** Start **

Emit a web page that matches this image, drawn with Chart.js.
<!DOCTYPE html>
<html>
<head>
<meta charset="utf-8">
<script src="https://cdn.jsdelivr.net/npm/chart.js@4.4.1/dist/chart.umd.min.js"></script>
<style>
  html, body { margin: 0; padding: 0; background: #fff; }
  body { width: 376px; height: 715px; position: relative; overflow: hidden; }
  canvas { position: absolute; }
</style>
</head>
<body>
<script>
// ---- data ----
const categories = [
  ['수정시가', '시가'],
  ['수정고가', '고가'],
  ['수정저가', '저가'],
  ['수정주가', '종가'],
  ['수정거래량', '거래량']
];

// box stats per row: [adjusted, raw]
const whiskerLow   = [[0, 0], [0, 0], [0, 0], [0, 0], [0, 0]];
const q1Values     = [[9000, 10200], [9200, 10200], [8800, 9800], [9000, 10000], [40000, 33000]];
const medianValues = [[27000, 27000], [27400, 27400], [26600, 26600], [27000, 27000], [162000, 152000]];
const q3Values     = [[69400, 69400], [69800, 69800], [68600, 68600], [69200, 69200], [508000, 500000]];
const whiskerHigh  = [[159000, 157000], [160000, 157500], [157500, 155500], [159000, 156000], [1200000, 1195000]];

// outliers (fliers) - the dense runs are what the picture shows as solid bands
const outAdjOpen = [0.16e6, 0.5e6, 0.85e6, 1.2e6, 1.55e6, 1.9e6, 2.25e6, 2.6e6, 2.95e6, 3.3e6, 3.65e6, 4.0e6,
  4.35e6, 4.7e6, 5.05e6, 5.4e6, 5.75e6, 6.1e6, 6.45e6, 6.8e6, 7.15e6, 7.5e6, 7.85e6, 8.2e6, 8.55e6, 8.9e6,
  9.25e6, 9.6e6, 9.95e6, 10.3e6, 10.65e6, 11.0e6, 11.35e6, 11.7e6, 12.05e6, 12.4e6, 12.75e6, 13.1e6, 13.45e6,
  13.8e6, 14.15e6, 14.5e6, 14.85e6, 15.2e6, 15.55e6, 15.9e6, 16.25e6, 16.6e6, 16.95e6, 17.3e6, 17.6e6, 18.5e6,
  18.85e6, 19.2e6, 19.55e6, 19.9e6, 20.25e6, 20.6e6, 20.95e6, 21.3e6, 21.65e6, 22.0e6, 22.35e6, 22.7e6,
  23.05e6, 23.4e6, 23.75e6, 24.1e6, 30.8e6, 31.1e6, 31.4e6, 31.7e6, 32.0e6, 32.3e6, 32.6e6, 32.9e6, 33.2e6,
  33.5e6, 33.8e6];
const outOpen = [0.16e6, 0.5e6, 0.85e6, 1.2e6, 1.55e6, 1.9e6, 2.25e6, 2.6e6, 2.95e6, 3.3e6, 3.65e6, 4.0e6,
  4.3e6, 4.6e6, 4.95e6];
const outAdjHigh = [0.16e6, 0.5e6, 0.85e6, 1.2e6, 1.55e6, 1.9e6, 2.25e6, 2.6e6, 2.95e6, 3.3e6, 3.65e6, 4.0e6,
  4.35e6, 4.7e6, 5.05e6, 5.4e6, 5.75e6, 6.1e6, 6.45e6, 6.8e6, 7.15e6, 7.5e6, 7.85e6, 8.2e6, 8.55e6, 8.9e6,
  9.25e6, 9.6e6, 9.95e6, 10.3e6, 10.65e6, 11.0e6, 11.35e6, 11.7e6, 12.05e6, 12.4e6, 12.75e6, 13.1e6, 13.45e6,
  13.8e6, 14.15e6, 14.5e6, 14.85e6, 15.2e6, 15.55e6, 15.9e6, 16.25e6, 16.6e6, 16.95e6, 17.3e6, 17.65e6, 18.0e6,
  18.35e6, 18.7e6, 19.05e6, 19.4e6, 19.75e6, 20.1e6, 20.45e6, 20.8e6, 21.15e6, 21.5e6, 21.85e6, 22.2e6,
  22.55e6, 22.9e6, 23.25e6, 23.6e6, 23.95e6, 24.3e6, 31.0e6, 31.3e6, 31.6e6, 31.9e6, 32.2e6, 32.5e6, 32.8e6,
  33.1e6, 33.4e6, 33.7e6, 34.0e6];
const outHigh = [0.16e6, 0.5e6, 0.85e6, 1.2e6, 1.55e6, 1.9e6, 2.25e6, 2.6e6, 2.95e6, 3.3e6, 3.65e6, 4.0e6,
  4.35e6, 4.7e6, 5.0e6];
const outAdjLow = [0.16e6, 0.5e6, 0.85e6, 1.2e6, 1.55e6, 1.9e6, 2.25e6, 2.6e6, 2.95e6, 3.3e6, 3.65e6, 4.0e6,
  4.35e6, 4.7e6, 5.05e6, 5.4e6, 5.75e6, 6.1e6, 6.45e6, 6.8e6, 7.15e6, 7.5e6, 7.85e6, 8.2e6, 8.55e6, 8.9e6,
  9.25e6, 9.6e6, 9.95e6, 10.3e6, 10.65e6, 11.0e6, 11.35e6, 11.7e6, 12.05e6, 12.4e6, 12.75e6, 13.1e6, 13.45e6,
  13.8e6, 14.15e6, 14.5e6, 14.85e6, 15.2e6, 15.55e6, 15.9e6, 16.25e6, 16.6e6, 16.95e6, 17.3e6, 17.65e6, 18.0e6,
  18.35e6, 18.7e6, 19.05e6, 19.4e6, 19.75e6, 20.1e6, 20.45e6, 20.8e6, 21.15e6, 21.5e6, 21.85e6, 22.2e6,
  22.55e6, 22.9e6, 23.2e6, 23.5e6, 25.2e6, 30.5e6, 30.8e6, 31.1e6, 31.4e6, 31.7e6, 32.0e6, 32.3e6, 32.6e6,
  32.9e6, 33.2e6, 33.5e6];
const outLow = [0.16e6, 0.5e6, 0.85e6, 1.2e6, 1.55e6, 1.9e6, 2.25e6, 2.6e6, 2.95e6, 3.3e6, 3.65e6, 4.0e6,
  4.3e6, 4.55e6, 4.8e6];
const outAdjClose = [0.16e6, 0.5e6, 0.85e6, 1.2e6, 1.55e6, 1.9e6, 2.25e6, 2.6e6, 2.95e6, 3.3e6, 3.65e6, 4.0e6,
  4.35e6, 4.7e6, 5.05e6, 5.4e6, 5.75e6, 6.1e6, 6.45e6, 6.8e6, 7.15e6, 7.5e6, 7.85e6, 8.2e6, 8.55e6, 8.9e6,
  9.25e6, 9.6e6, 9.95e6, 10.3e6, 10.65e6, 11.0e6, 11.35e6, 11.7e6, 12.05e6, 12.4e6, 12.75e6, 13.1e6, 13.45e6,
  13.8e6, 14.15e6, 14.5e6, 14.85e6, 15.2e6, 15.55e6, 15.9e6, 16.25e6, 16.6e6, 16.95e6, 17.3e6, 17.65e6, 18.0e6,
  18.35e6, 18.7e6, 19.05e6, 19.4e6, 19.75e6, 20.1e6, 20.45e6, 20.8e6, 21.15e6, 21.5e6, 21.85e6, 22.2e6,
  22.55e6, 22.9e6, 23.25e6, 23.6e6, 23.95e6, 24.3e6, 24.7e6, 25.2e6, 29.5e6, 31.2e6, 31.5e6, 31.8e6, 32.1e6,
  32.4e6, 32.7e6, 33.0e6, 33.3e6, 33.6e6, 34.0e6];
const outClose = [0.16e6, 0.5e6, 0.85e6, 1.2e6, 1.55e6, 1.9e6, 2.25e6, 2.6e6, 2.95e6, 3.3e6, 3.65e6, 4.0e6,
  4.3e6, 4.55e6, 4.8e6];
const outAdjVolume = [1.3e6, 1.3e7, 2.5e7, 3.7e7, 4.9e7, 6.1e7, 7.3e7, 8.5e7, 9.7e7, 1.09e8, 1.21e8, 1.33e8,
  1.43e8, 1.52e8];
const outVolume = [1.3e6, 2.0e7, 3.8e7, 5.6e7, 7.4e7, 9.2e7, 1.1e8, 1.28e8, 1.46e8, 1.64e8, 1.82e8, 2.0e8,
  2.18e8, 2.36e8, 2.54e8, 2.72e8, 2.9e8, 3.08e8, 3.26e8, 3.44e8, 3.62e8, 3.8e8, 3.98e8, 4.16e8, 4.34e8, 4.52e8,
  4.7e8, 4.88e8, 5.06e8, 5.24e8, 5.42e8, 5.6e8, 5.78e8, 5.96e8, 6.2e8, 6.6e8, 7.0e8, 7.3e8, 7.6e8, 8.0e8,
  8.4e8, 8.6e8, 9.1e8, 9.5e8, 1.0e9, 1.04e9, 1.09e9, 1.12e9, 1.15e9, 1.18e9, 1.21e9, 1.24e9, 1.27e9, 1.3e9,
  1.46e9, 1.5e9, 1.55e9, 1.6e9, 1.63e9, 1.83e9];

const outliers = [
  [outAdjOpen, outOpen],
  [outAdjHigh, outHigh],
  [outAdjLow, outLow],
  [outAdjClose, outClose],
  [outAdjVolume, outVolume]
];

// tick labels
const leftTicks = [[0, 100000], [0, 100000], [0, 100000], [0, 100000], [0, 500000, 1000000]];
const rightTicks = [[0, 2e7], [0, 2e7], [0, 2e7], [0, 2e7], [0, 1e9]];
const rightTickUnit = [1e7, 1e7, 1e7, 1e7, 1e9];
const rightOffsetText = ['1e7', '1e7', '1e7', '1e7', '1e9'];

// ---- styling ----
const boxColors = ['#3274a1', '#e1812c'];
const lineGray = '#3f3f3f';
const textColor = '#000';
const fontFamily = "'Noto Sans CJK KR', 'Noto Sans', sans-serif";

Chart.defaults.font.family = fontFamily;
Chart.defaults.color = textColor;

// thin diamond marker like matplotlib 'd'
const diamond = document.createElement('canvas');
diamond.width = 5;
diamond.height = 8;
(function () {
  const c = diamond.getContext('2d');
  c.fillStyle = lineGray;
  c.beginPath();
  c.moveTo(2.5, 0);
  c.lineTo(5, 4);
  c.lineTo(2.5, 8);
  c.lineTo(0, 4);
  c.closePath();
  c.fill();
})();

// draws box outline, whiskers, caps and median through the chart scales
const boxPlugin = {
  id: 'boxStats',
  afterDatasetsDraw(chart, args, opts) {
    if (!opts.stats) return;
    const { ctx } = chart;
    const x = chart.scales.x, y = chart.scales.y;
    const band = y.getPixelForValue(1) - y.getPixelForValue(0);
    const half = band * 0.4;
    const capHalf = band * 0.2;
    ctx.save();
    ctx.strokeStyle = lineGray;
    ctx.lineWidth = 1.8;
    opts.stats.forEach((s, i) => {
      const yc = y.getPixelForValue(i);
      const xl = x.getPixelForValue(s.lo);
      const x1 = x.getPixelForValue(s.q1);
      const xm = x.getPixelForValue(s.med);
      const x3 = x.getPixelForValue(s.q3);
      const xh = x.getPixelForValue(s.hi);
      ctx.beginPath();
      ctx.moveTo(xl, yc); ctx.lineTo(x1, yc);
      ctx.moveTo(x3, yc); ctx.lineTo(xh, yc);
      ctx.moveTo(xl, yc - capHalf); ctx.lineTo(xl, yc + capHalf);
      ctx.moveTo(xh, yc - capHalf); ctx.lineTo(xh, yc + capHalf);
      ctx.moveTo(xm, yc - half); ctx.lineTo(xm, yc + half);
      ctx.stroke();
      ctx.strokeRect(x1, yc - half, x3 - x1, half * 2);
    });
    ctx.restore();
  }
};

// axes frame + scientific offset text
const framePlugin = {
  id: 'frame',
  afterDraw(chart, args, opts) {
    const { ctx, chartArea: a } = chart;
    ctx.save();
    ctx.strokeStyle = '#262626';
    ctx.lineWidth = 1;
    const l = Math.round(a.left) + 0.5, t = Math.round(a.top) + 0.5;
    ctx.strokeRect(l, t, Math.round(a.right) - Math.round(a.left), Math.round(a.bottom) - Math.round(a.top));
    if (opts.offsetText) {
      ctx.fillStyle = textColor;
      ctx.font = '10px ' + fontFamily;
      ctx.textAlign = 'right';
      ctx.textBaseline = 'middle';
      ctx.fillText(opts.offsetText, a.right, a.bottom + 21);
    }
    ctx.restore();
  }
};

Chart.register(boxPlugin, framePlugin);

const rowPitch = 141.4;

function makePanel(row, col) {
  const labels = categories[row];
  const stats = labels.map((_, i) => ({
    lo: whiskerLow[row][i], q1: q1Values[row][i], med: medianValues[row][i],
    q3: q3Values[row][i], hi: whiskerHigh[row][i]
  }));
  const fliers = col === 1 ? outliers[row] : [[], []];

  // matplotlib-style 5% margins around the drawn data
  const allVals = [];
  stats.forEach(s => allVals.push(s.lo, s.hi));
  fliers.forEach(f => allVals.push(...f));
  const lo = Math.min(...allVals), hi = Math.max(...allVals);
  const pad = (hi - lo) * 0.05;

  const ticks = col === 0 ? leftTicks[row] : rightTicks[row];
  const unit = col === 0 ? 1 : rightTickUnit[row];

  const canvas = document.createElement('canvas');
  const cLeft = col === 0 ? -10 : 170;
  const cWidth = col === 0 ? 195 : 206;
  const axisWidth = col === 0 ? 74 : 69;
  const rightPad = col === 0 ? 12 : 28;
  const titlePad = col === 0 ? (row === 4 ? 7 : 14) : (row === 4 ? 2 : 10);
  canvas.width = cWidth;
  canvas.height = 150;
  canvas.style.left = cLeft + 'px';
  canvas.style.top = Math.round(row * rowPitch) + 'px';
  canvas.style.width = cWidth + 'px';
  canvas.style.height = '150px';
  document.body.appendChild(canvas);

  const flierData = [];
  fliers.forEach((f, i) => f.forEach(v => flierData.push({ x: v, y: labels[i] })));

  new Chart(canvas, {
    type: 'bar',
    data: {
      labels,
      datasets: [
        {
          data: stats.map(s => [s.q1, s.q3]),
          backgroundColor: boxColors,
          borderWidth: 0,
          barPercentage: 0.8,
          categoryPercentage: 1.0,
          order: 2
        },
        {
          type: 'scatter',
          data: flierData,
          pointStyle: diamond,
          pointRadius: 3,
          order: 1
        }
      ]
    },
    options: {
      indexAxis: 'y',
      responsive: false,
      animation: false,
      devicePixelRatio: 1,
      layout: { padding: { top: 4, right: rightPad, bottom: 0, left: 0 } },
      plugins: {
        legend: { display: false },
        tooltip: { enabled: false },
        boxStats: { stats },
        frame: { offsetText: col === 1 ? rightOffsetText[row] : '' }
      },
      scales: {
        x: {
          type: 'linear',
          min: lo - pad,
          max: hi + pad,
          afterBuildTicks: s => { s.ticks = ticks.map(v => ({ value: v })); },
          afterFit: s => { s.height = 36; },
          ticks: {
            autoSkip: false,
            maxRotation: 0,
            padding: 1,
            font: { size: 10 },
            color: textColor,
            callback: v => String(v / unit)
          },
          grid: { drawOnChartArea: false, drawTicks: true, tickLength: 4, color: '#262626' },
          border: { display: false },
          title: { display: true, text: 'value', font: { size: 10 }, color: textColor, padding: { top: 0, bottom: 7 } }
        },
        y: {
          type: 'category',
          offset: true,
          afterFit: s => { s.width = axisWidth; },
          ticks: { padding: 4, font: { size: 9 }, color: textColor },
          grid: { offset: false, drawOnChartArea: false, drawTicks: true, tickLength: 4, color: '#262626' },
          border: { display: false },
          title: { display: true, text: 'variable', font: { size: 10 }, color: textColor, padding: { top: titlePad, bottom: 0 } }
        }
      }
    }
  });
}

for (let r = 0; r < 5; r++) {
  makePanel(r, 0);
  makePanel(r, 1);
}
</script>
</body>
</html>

** End **

▶ _Exercise aim_:
Print only the lines from the top of the data above down to the line holding "156000], [1200000, 1195000]];", inclusive.

▶ _Final answer_:
Emit a web page that matches this image, drawn with Chart.js.
<!DOCTYPE html>
<html>
<head>
<meta charset="utf-8">
<script src="https://cdn.jsdelivr.net/npm/chart.js@4.4.1/dist/chart.umd.min.js"></script>
<style>
  html, body { margin: 0; padding: 0; background: #fff; }
  body { width: 376px; height: 715px; position: relative; overflow: hidden; }
  canvas { position: absolute; }
</style>
</head>
<body>
<script>
// ---- data ----
const categories = [
  ['수정시가', '시가'],
  ['수정고가', '고가'],
  ['수정저가', '저가'],
  ['수정주가', '종가'],
  ['수정거래량', '거래량']
];

// box stats per row: [adjusted, raw]
const whiskerLow   = [[0, 0], [0, 0], [0, 0], [0, 0], [0, 0]];
const q1Values     = [[9000, 10200], [9200, 10200], [8800, 9800], [9000, 10000], [40000, 33000]];
const medianValues = [[27000, 27000], [27400, 27400], [26600, 26600], [27000, 27000], [162000, 152000]];
const q3Values     = [[69400, 69400], [69800, 69800], [68600, 68600], [69200, 69200], [508000, 500000]];
const whiskerHigh  = [[159000, 157000], [160000, 157500], [157500, 155500], [159000, 156000], [1200000, 1195000]];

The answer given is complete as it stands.